Without the pictures, extract every line from the start of the material to the line containing "1), (-1.35, -1)]", both ends included.

Information supplied ->
--------------------------------

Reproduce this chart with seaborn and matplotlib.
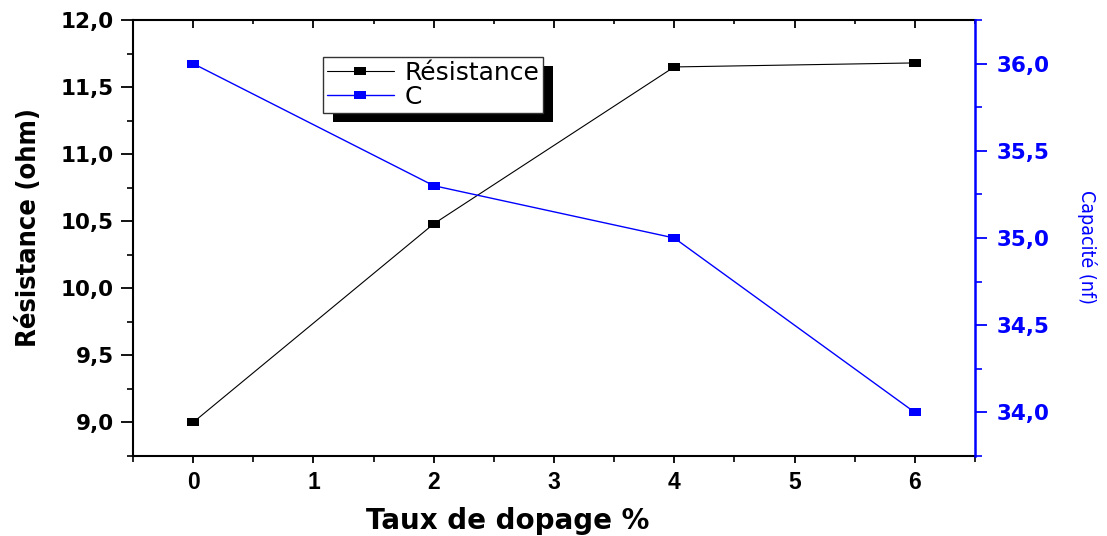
import matplotlib
matplotlib.use("Agg")
import matplotlib.pyplot as plt
from matplotlib import font_manager
from matplotlib.patches import Rectangle
from matplotlib.ticker import MultipleLocator, FuncFormatter
import seaborn as sns
import pandas as pd

# Doping rate (%) and measured values
dopage = [0, 2, 4, 6]
resistance = [9.0, 10.48, 11.65, 11.68]   # ohm
capacite = [36.0, 35.3, 35.0, 34.0]       # nF

sns.set_style("ticks")
plt.rcParams["font.family"] = ["DejaVu Sans"]
plt.rcParams["text.color"] = "black"
plt.rcParams["axes.labelcolor"] = "black"
plt.rcParams["xtick.color"] = "black"
plt.rcParams["ytick.color"] = "black"

# condensed face for the axis titles, if present
fonts = font_manager.fontManager.ttflist
has_narrow = any(f.name == "Liberation Sans Narrow" for f in fonts)
has_cond = any(f.name == "DejaVu Sans" and f.stretch == "condensed" for f in fonts)
if has_narrow:
    cond = dict(family="Liberation Sans Narrow")
    ysize, rsize = 24.5, 16
elif has_cond:
    cond = dict(family="DejaVu Sans", stretch="condensed")
    ysize, rsize = 19.5, 14
else:
    cond = dict(family="Liberation Sans")
    ysize, rsize = 20, 14

BLUE = "#0000FF"
# slightly wide rectangular marker
rect_marker = [(-1.35, -1), (1.35, -1), (1.35, 1), (-1.35, 1), (-1.35, -1)]

df = pd.DataFrame({"dopage": dopage, "resistance": resistance, "capacite": capacite})

fig = plt.figure(figsize=(11.07, 5.36), dpi=100)
ax = fig.add_axes([0.1201, 0.1493, 0.7606, 0.8134])
ax2 = ax.twinx()

sns.lineplot(data=df, x="dopage", y="resistance", ax=ax, color="black", lw=0.8,
             marker=rect_marker, markersize=8.6, markeredgewidth=0,
             markerfacecolor="black", label="Résistance", legend=False)
sns.lineplot(data=df, x="dopage", y="capacite", ax=ax2, color=BLUE, lw=1.0,
             marker=rect_marker, markersize=8.6, markeredgewidth=0,
             markerfacecolor=BLUE, label="C", legend=False)

comma = FuncFormatter(lambda v, p: f"{v:.1f}".replace(".", ","))

ax.set_xlim(-0.5, 6.5)
ax.set_ylim(8.75, 12.0)
ax2.set_ylim(33.75, 36.25)

ax.xaxis.set_major_locator(MultipleLocator(1))
ax.xaxis.set_minor_locator(MultipleLocator(0.5))
ax.yaxis.set_major_locator(MultipleLocator(0.5))
ax.yaxis.set_minor_locator(MultipleLocator(0.25))
ax.yaxis.set_major_formatter(comma)
ax2.yaxis.set_major_locator(MultipleLocator(0.5))
ax2.yaxis.set_minor_locator(MultipleLocator(0.25))
ax2.yaxis.set_major_formatter(comma)

for s in ["left", "bottom", "top"]:
    ax.spines[s].set_linewidth(1.5)
    ax.spines[s].set_color("black")
ax.spines["right"].set_visible(False)
for s in ["left", "bottom", "top"]:
    ax2.spines[s].set_visible(False)
ax2.spines["right"].set_visible(True)
ax2.spines["right"].set_color(BLUE)
ax2.spines["right"].set_linewidth(1.8)

ax.tick_params(axis="y", which="major", direction="out", length=8.6, width=1.3, pad=5,
               labelsize=15.5, colors="black")
ax.tick_params(axis="y", which="minor", direction="out", length=4.5, width=1.2)
ax.tick_params(axis="x", which="major", direction="out", length=5, width=1.3, pad=6,
               labelsize=16.5, top=True, colors="black", labelfontfamily="Liberation Sans")
ax.tick_params(axis="x", which="minor", direction="out", length=4, width=1.2, top=True)
ax2.tick_params(axis="y", which="major", direction="out", length=8.6, width=1.3, pad=7,
                labelsize=15.5, colors=BLUE, right=True, left=False)
ax2.tick_params(axis="y", which="minor", direction="out", length=5, width=1.2,
                colors=BLUE, right=True, left=False)

for lbl in ax.get_xticklabels():
    lbl.set_fontweight("bold")
for lbl in ax.get_yticklabels() + ax2.get_yticklabels():
    lbl.set_fontweight("bold")

# inward ticks along the top border
for tl in ax.xaxis.get_major_ticks():
    tl.tick2line.set_marker(matplotlib.lines.TICKDOWN)
    tl.tick2line.set_markersize(6)
for tl in ax.xaxis.get_minor_ticks():
    tl.tick2line.set_marker(matplotlib.lines.TICKDOWN)
    tl.tick2line.set_markersize(3)

ax.set_xlabel("Taux de dopage %", fontsize=20, fontweight="bold")
ax.xaxis.set_label_coords(0.445, -0.117)
ax.set_ylabel("Résistance (ohm)", fontsize=ysize, fontweight="bold", **cond)
ax.yaxis.set_label_coords(-0.108, 0.523)
ax2.set_ylabel("Capacité (nf)", fontsize=rsize, color=BLUE, rotation=270, **cond)
ax2.yaxis.set_label_coords(1.145, 0.48)

h1, l1 = ax.get_legend_handles_labels()
h2, l2 = ax2.get_legend_handles_labels()
leg = ax2.legend(h1 + h2, l1 + l2, loc="upper left", bbox_to_anchor=(0.2257, 0.915),
                 borderaxespad=0, fancybox=False, frameon=True, edgecolor="#333333",
                 framealpha=1, fontsize=18, handlelength=2.7, handletextpad=0.4,
                 labelspacing=0.0, borderpad=0.15, numpoints=1)
leg.get_frame().set_linewidth(1.0)
leg.set_zorder(10)

# solid drop shadow behind the legend box
fig.canvas.draw()
bb = leg.get_window_extent().transformed(fig.transFigure.inverted())
dx, dy = 10 / fig.bbox.width, 9 / fig.bbox.height
shadow = Rectangle((bb.x0 + dx, bb.y0 - dy), bb.width, bb.height, transform=fig.transFigure,
                   facecolor="black", edgecolor="none", zorder=9)
ax2.add_artist(shadow)

fig.savefig("out.png", dpi=100)
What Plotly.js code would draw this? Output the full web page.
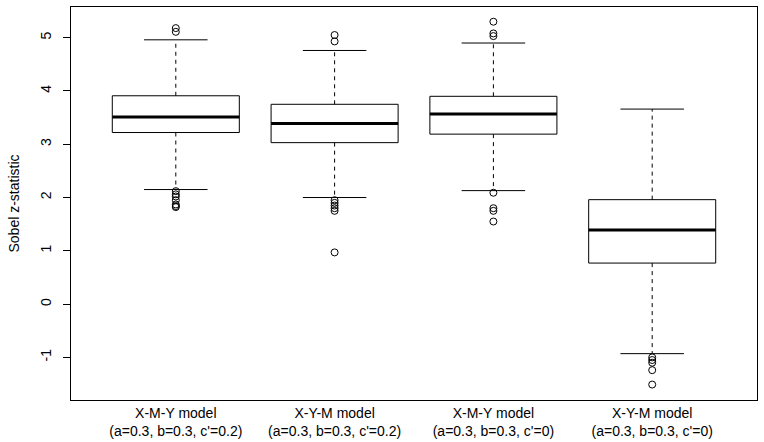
<!DOCTYPE html>
<html>
<head>
<meta charset="utf-8">
<script src="https://cdn.plot.ly/plotly-3.0.1.min.js"></script>
<style>html,body{margin:0;padding:0;background:#fff;}#chart{width:764px;height:442px;}</style>
</head>
<body>
<div id="chart"></div>
<script>
// Category labels
const categories = [
  "X-M-Y model<br>(a=0.3, b=0.3, c'=0.2)",
  "X-Y-M model<br>(a=0.3, b=0.3, c'=0.2)",
  "X-M-Y model<br>(a=0.3, b=0.3, c'=0)",
  "X-Y-M model<br>(a=0.3, b=0.3, c'=0)"
];
const positions = [1, 2, 3, 4];
// Box statistics
const lowerWhisker = [2.15, 2.00, 2.13, -0.93];
const q1Values     = [3.22, 3.03, 3.19, 0.77];
const medianValues = [3.51, 3.39, 3.57, 1.39];
const q3Values     = [3.91, 3.75, 3.90, 1.96];
const upperWhisker = [4.96, 4.76, 4.90, 3.66];
// Outliers per group
const outliers1 = [5.18, 5.11, 2.12, 2.06, 2.02, 1.95, 1.87, 1.84, 1.82];
const outliers2 = [5.05, 4.93, 1.95, 1.90, 1.85, 1.80, 1.75, 0.97];
const outliers3 = [5.30, 5.08, 5.03, 2.09, 1.80, 1.75, 1.55];
const outliers4 = [-1.00, -1.05, -1.10, -1.24, -1.51];
const outlierSets = [outliers1, outliers2, outliers3, outliers4];

const yTicks = [-1, 0, 1, 2, 3, 4, 5];

const halfBox = 0.4, halfStaple = 0.2;
const traces = [];
const blk = 'black';
positions.forEach((p, i) => {
  // box
  traces.push({type:'scatter', mode:'lines', hoverinfo:'skip', showlegend:false,
    x:[p-halfBox, p+halfBox, p+halfBox, p-halfBox, p-halfBox],
    y:[q1Values[i], q1Values[i], q3Values[i], q3Values[i], q1Values[i]],
    line:{color:blk, width:1}});
  // median
  traces.push({type:'scatter', mode:'lines', hoverinfo:'skip', showlegend:false,
    x:[p-halfBox, p+halfBox], y:[medianValues[i], medianValues[i]],
    line:{color:blk, width:3}});
  // whiskers (dashed)
  traces.push({type:'scatter', mode:'lines', hoverinfo:'skip', showlegend:false,
    x:[p, p, null, p, p], y:[q3Values[i], upperWhisker[i], null, q1Values[i], lowerWhisker[i]],
    line:{color:blk, width:1, dash:'4px,4px'}});
  // staples
  traces.push({type:'scatter', mode:'lines', hoverinfo:'skip', showlegend:false,
    x:[p-halfStaple, p+halfStaple, null, p-halfStaple, p+halfStaple],
    y:[upperWhisker[i], upperWhisker[i], null, lowerWhisker[i], lowerWhisker[i]],
    line:{color:blk, width:1}});
  // outliers
  traces.push({type:'scatter', mode:'markers', hoverinfo:'skip', showlegend:false,
    x:outlierSets[i].map(() => p), y:outlierSets[i],
    marker:{symbol:'circle-open', size:7, color:blk, line:{width:1, color:blk}}});
});

const font = {family:'"Liberation Sans", Arial, sans-serif', size:14, color:'black'};
const layout = {
  width:764, height:442,
  margin:{l:71, r:7, t:7, b:42},
  paper_bgcolor:'white', plot_bgcolor:'white',
  font: font,
  showlegend:false,
  xaxis:{range:[0.34, 4.66], tickvals:positions, ticktext:categories, ticks:'',
    showgrid:false, zeroline:false, showline:true, mirror:true, linecolor:'black', linewidth:1,
    tickfont:font, ticklabelstandoff:0},
  yaxis:{range:[-1.80, 5.576], tickvals:yTicks, ticktext:yTicks.map(String), ticks:'outside', ticklen:7,
    tickcolor:'black', tickwidth:1, tickangle:-90,
    showgrid:false, zeroline:false, showline:true, mirror:true, linecolor:'black', linewidth:1,
    tickfont:font, ticklabelstandoff:6,
    title:{text:'Sobel z-statistic', font:font, standoff:15}}
};
Plotly.newPlot('chart', traces, layout, {staticPlot:true, displayModeBar:false});
</script>
</body>
</html>
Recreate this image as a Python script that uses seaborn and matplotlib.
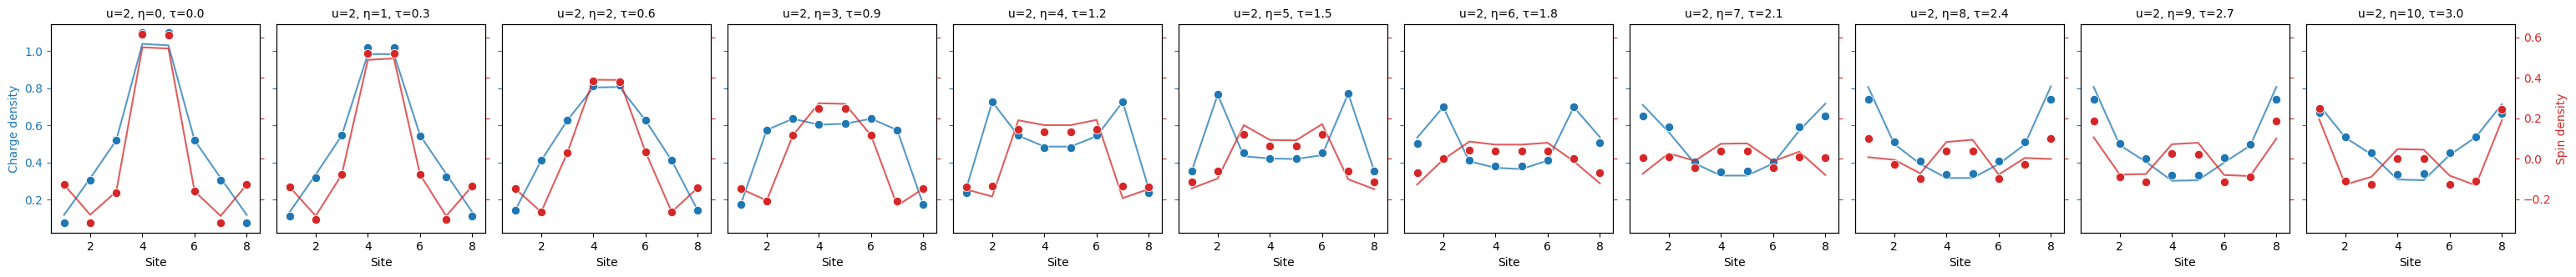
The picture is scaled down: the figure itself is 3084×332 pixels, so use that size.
import matplotlib
matplotlib.use("Agg")
import matplotlib.pyplot as plt
import seaborn as sns
import numpy as np

sites = [1, 2, 3, 4, 5, 6, 7, 8]
etas = [0, 1, 2, 3, 4, 5, 6, 7, 8, 9, 10]
taus = [0.0, 0.3, 0.6, 0.9, 1.2, 1.5, 1.8, 2.1, 2.4, 2.7, 3.0]
u_val = 2

# measured charge density per site (dots)
charge_meas = [
    [0.074, 0.306, 0.519, 1.099, 1.099, 0.519, 0.306, 0.074],
    [0.110, 0.317, 0.546, 1.019, 1.019, 0.542, 0.321, 0.110],
    [0.142, 0.411, 0.627, 0.811, 0.819, 0.627, 0.411, 0.142],
    [0.173, 0.575, 0.636, 0.604, 0.609, 0.636, 0.575, 0.173],
    [0.237, 0.727, 0.549, 0.479, 0.479, 0.549, 0.727, 0.237],
    [0.353, 0.766, 0.452, 0.420, 0.420, 0.452, 0.771, 0.353],
    [0.501, 0.699, 0.411, 0.380, 0.380, 0.411, 0.699, 0.505],
    [0.651, 0.591, 0.404, 0.348, 0.353, 0.404, 0.591, 0.651],
    [0.741, 0.510, 0.407, 0.336, 0.339, 0.407, 0.510, 0.741],
    [0.741, 0.501, 0.420, 0.332, 0.332, 0.425, 0.497, 0.741],
    [0.669, 0.537, 0.451, 0.335, 0.339, 0.451, 0.537, 0.664],
]

# model charge density per site (lines)
charge_model = [
    [0.118, 0.315, 0.520, 1.039, 1.031, 0.520, 0.317, 0.118],
    [0.133, 0.335, 0.546, 0.984, 0.984, 0.546, 0.339, 0.133],
    [0.142, 0.411, 0.627, 0.804, 0.807, 0.627, 0.411, 0.142],
    [0.173, 0.575, 0.636, 0.604, 0.609, 0.636, 0.575, 0.173],
    [0.257, 0.727, 0.545, 0.486, 0.486, 0.542, 0.727, 0.257],
    [0.353, 0.766, 0.434, 0.422, 0.419, 0.440, 0.771, 0.353],
    [0.534, 0.699, 0.407, 0.372, 0.365, 0.411, 0.699, 0.537],
    [0.711, 0.564, 0.395, 0.330, 0.330, 0.395, 0.572, 0.717],
    [0.807, 0.500, 0.392, 0.317, 0.317, 0.392, 0.497, 0.810],
    [0.807, 0.494, 0.404, 0.302, 0.305, 0.400, 0.492, 0.807],
    [0.709, 0.535, 0.444, 0.309, 0.305, 0.441, 0.537, 0.714],
]

# measured spin density per site (dots)
spin_meas = [
    [-0.127, -0.315, -0.166, 0.614, 0.610, -0.160, -0.315, -0.127],
    [-0.138, -0.299, -0.078, 0.520, 0.520, -0.078, -0.299, -0.134],
    [-0.147, -0.262, 0.029, 0.385, 0.382, 0.033, -0.262, -0.143],
    [-0.147, -0.209, 0.115, 0.247, 0.247, 0.115, -0.209, -0.147],
    [-0.138, -0.134, 0.147, 0.132, 0.132, 0.147, -0.134, -0.138],
    [-0.115, -0.061, 0.119, 0.065, 0.065, 0.119, -0.061, -0.115],
    [-0.070, 0.000, 0.041, 0.038, 0.038, 0.038, 0.000, -0.070],
    [0.004, 0.008, -0.045, 0.038, 0.038, -0.045, 0.008, 0.004],
    [0.100, -0.029, -0.098, 0.038, 0.038, -0.098, -0.029, 0.100],
    [0.188, -0.090, -0.115, 0.026, 0.022, -0.115, -0.090, 0.188],
    [0.247, -0.111, -0.127, 0.000, 0.000, -0.127, -0.111, 0.243],
]

# model spin density per site (lines)
spin_model = [
    [-0.127, -0.276, -0.162, 0.550, 0.544, -0.160, -0.282, -0.127],
    [-0.138, -0.282, -0.078, 0.488, 0.495, -0.078, -0.282, -0.134],
    [-0.147, -0.262, 0.029, 0.390, 0.389, 0.033, -0.262, -0.143],
    [-0.147, -0.206, 0.115, 0.274, 0.271, 0.115, -0.231, -0.147],
    [-0.151, -0.186, 0.190, 0.166, 0.166, 0.192, -0.194, -0.149],
    [-0.146, -0.097, 0.166, 0.093, 0.091, 0.171, -0.101, -0.150],
    [-0.127, -0.004, 0.085, 0.070, 0.070, 0.079, -0.012, -0.121],
    [-0.074, 0.027, -0.010, 0.074, 0.076, -0.012, 0.035, -0.080],
    [0.008, -0.005, -0.072, 0.083, 0.094, -0.078, 0.004, -0.001],
    [0.106, -0.078, -0.075, 0.072, 0.079, -0.080, -0.085, 0.100],
    [0.195, -0.127, -0.089, 0.048, 0.045, -0.083, -0.131, 0.190],
]

blue = "#1f77b4"
red = "#d62728"

fig, axes = plt.subplots(1, len(etas), figsize=(30.84, 3.32), dpi=100)
fig.subplots_adjust(left=0.0198, right=0.9763, top=0.9127, bottom=0.1596, wspace=0.08)

n = len(etas)
for i, ax in enumerate(axes):
    ax2 = ax.twinx()

    sns.lineplot(x=sites, y=charge_model[i], ax=ax, color=blue, alpha=0.75, lw=1.5)
    sns.scatterplot(x=sites, y=charge_meas[i], ax=ax, color=blue, s=55, zorder=3)
    sns.lineplot(x=sites, y=spin_model[i], ax=ax2, color=red, alpha=0.75, lw=1.5)
    sns.scatterplot(x=sites, y=spin_meas[i], ax=ax2, color=red, s=55, zorder=3)

    ax.set_xlim(0.5, 8.5)
    ax.set_ylim(0.022, 1.145)
    ax2.set_ylim(-0.365, 0.664)
    ax.set_xticks([2, 4, 6, 8])
    ax.set_yticks([0.2, 0.4, 0.6, 0.8, 1.0])
    ax2.set_yticks([-0.2, 0.0, 0.2, 0.4, 0.6])
    ax.tick_params(axis="y", colors=blue)
    ax2.tick_params(axis="y", colors=red)
    ax.set_xlabel("Site", fontsize=10)
    ax.set_title(f"u={u_val}, η={etas[i]}, τ={taus[i]:.1f}", fontsize=10)

    if i == 0:
        ax.set_ylabel("Charge density", color=blue, fontsize=10)
    else:
        ax.set_ylabel("")
        ax.tick_params(axis="y", labelleft=False)
    if i == n - 1:
        ax2.set_ylabel("Spin density", color=red, fontsize=10)
    else:
        ax2.set_ylabel("")
        ax2.tick_params(axis="y", labelright=False)

fig.savefig("out.png", dpi=100)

--------------------------------

Task response ->
Reproduce this chart with seaborn and matplotlib.
import matplotlib
matplotlib.use("Agg")
import matplotlib.pyplot as plt
from matplotlib import font_manager
from matplotlib.patches import Rectangle
from matplotlib.ticker import MultipleLocator, FuncFormatter
import seaborn as sns
import pandas as pd

# Doping rate (%) and measured values
dopage = [0, 2, 4, 6]
resistance = [9.0, 10.48, 11.65, 11.68]   # ohm
capacite = [36.0, 35.3, 35.0, 34.0]       # nF

sns.set_style("ticks")
plt.rcParams["font.family"] = ["DejaVu Sans"]
plt.rcParams["text.color"] = "black"
plt.rcParams["axes.labelcolor"] = "black"
plt.rcParams["xtick.color"] = "black"
plt.rcParams["ytick.color"] = "black"

# condensed face for the axis titles, if present
fonts = font_manager.fontManager.ttflist
has_narrow = any(f.name == "Liberation Sans Narrow" for f in fonts)
has_cond = any(f.name == "DejaVu Sans" and f.stretch == "condensed" for f in fonts)
if has_narrow:
    cond = dict(family="Liberation Sans Narrow")
    ysize, rsize = 24.5, 16
elif has_cond:
    cond = dict(family="DejaVu Sans", stretch="condensed")
    ysize, rsize = 19.5, 14
else:
    cond = dict(family="Liberation Sans")
    ysize, rsize = 20, 14

BLUE = "#0000FF"
# slightly wide rectangular marker
rect_marker = [(-1.35, -1), (1.35, -1), (1.35, 1), (-1.35, 1), (-1.35, -1)]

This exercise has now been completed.